Values alignment is like a freshly-baked ube cookie from @HoodBakeShop. It’s awesome.
Early in my career, I worked for a higher education and retention nonprofit organization. I was confident. I had over six years of working with young people in the same capacity. I got this! I was excited to get started with an organization that talked about a horizontal leadership structure, welcoming all types of people, and education as a human right. All of that sounded like my jam, jelly, and peanut butter. Sadly, my time at this organization follows the stages described in one of Vu’s recent blog posts: “Why we need to end the culture of “Cultural Fit.”
Stage One: When I started, I was excited about three things: 1) getting on the “I-am-employed-and-I-can-pay-my-bills” boat 2) working with students of color and 3) the organization’s stated values, this intriguing idea of a horizontal structure in a nonprofit, and their commitment to equity. I was hopeful and ready to commit to an organization that aligned with my skills and ideas of education equity. I spent the first few months training, getting to know my students, my site, and the organization. I felt good about the first few meetings getting oriented to the organization.
Stage Two: I started to voice some ideas at staff meetings.

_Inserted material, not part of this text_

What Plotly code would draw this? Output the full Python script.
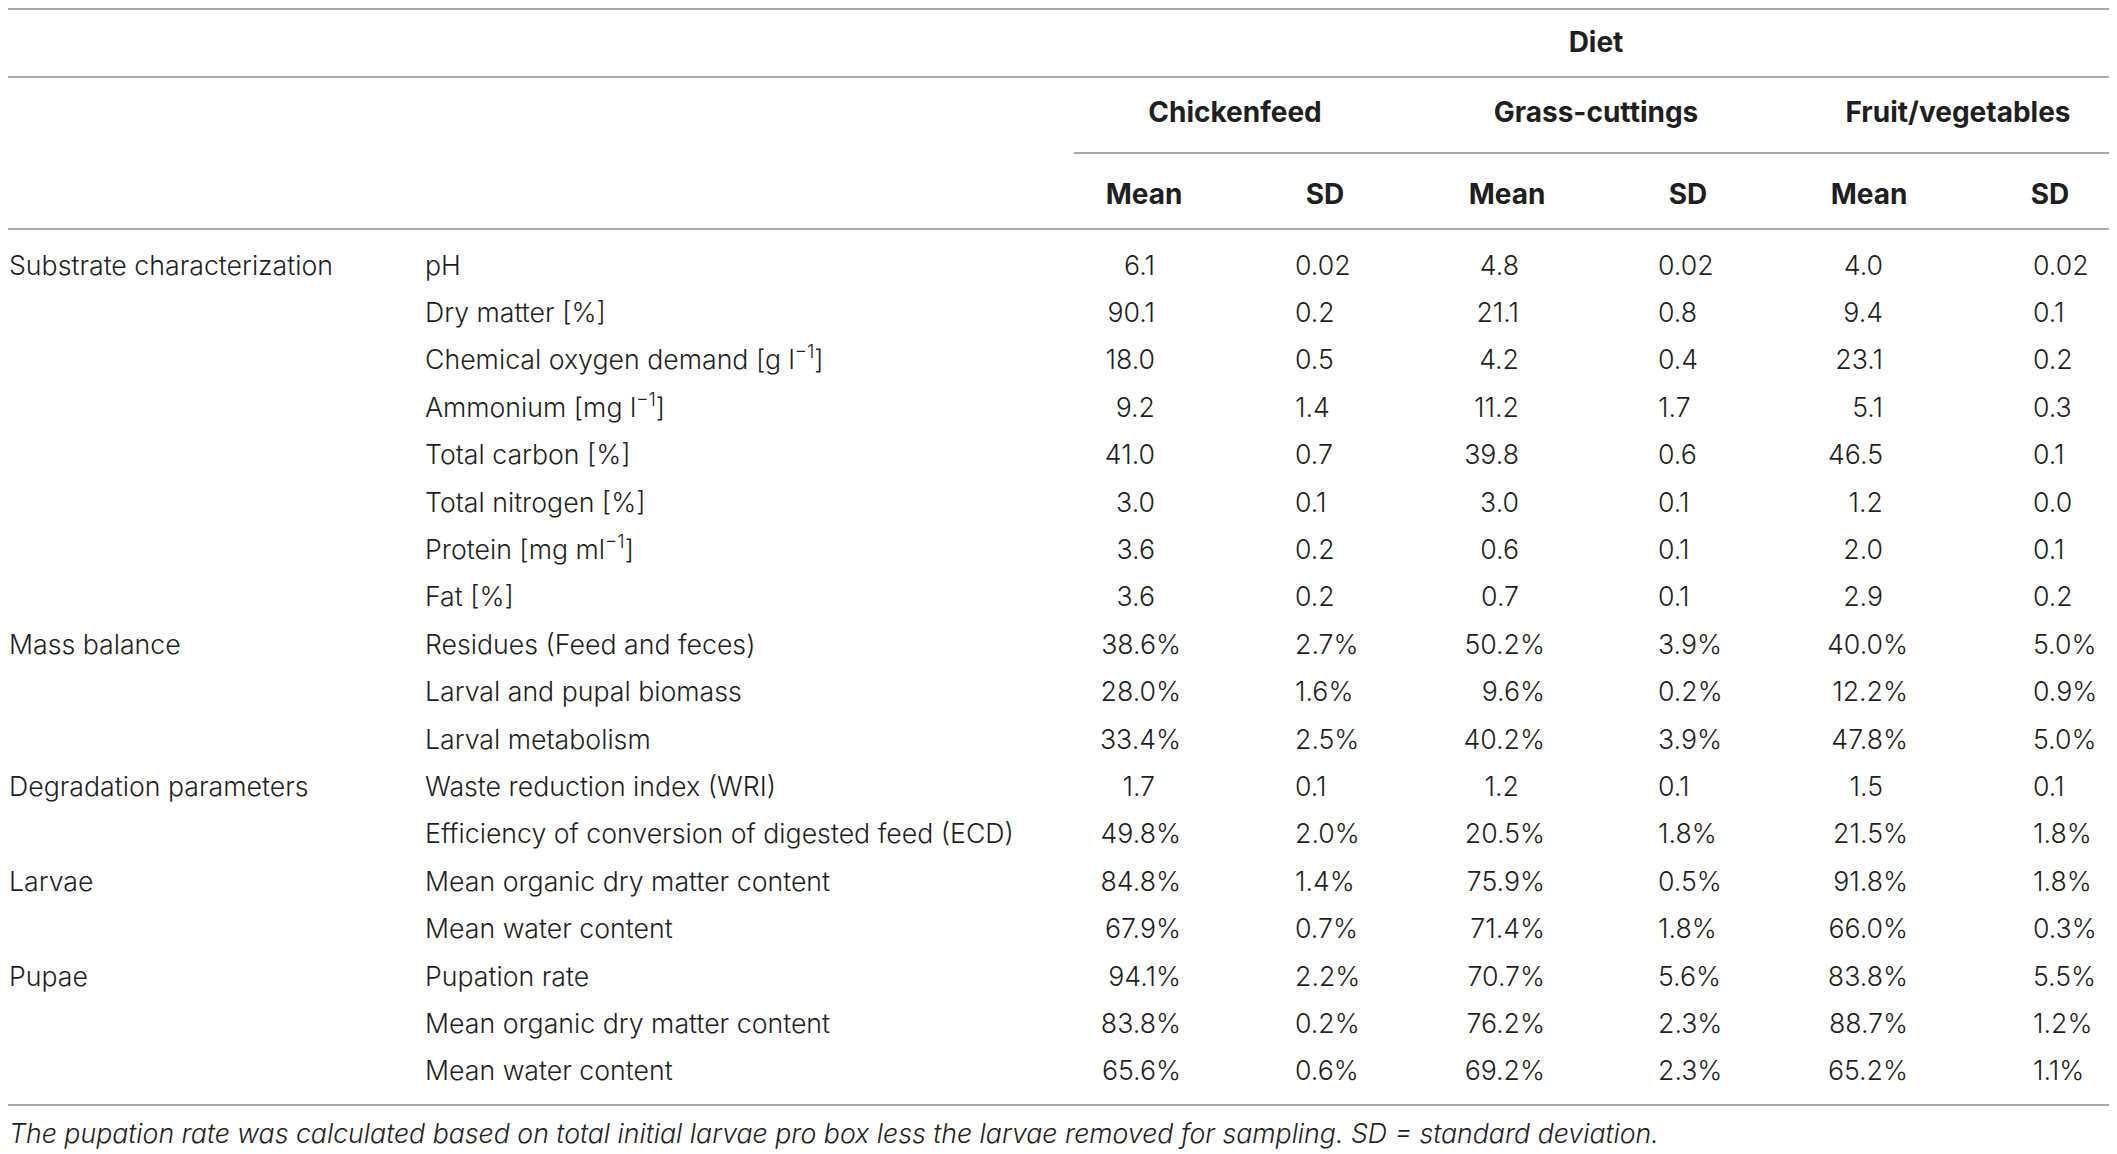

I challenged the team to think more about equity:
- How does meritocracy limit the type of students who access our services?
- How do we position our organization to do advocate for systemic change?
- How do we create a more inclusive environment for trans people/workers within our organization and outside our organization?
People nodded their heads and responded encouragingly. However, there is gentle push back, valid excuses, and little traction. I was still hopeful and continued to voice ideas where I thought I could.
Disclaimer: You should know this organization is structured poorly to build meaningful relationships and a team culture due to the nature of the work. I spent 91.989% of my job not seeing or building a relationship with my co-workers. Also, most of the senior staff had over 120 students on their caseload, so their time was limited and possibly overwhelming.
Stage Three: At my 6-month evaluation, nine months into my employment, I was given a bowl of stale pushback-cookies. I was disillusioned and disappointed by the cookies. A majority of the evaluation focused on my communication style, but the feedback was not effective or constructive. (See “How to Give Feedback.”) I was told to “be patient” and to “adjust my tone and word choice” with little to no context and little to no clarity about the direction they wanted me to change. I was told, “You are responsible for yourself, and you need to figure it out on your own.”
Stage Four: Status quo became my friend. I focused as much time as possible on my students and my work. I reached out to my network outside the organization to help me process and maintain my sanity. Things got awkward, anxiety-inducing, and stormy (aka sharks flying) between the staff, especially the leadership, and myself.
Stage Five: I was ultimately fired from the organization because of “cultural fit” and left thinking, “Did I just survive a sharknado?” What a terrifying and confusing experience.
But, there is a silver lining: I’ve learned so much about myself, my needs as an employee, and good practices of an employer.
My lesson learned is: Ask questions during your interview process! The organization designed an entire hoop-jumping process to see if you’re a fit/asset. And once you’ve jumped through the phone interview, you jump across a ravine, then you get an in-person interview, and you juggle while you unicycle until you finally get your references checked. It can be an intense process, BUT I want to emphasize that you also have the power to determine whether the organization meets your professional development needs and career. However, I understand if you need to meet your basic human needs. Do what you can for yourself. No judgment. But if you can make the choice, pick an organization that aligns with your values.
I crafted these sets of questions for job seekers out there hoop-jumping to help find an organization that fits them:
- Could you tell me about a time when you were particularly proud of the organization’s work?
- Can you provide examples of how the organization demonstrates its values?
Cite the values you are most interested in when you ask this question.
- What role do the organization’s values play in decision-making for programs and performance reviews?
- How often does your organization revisit its values?
Professional Development Opportunities
- How does your organization support professional development and career growth?
- Are there opportunities to grow and advance in your organization?
- When and how do people give and receive feedback to each other?
Make sure you ask for specific examples!
Specific examples give you clarity, and you get to hear how they really think and what actually happens in their organization. It’s hard to make up examples on the spot, so you’re more likely to get the truth.
- How does your organization address and resolve conflict?
- What’s the leadership and communication styles of the office or people I’ll be working with?
- How and when does your staff bond with one another?
- What is the work-life balance here?
- How does your organization respond to and overcome failures?
These questions do not guarantee your interviewers will answer with complete honesty or transparency. And based on your preliminary research, you may already know the answers to these questions! You will still need to test the waters when you get hired, but asking questions is an investment and a great first step to any job hunting process. It helped me narrow down which jobs I wanted.
Have you survived a sharknado? Are you at a job or have you had a job experience that is the equivalent of a warm ube cookie or other delicious pastry (if that’s your thing)? Do you have any suggestions for additional questions? I’d love to hear from you!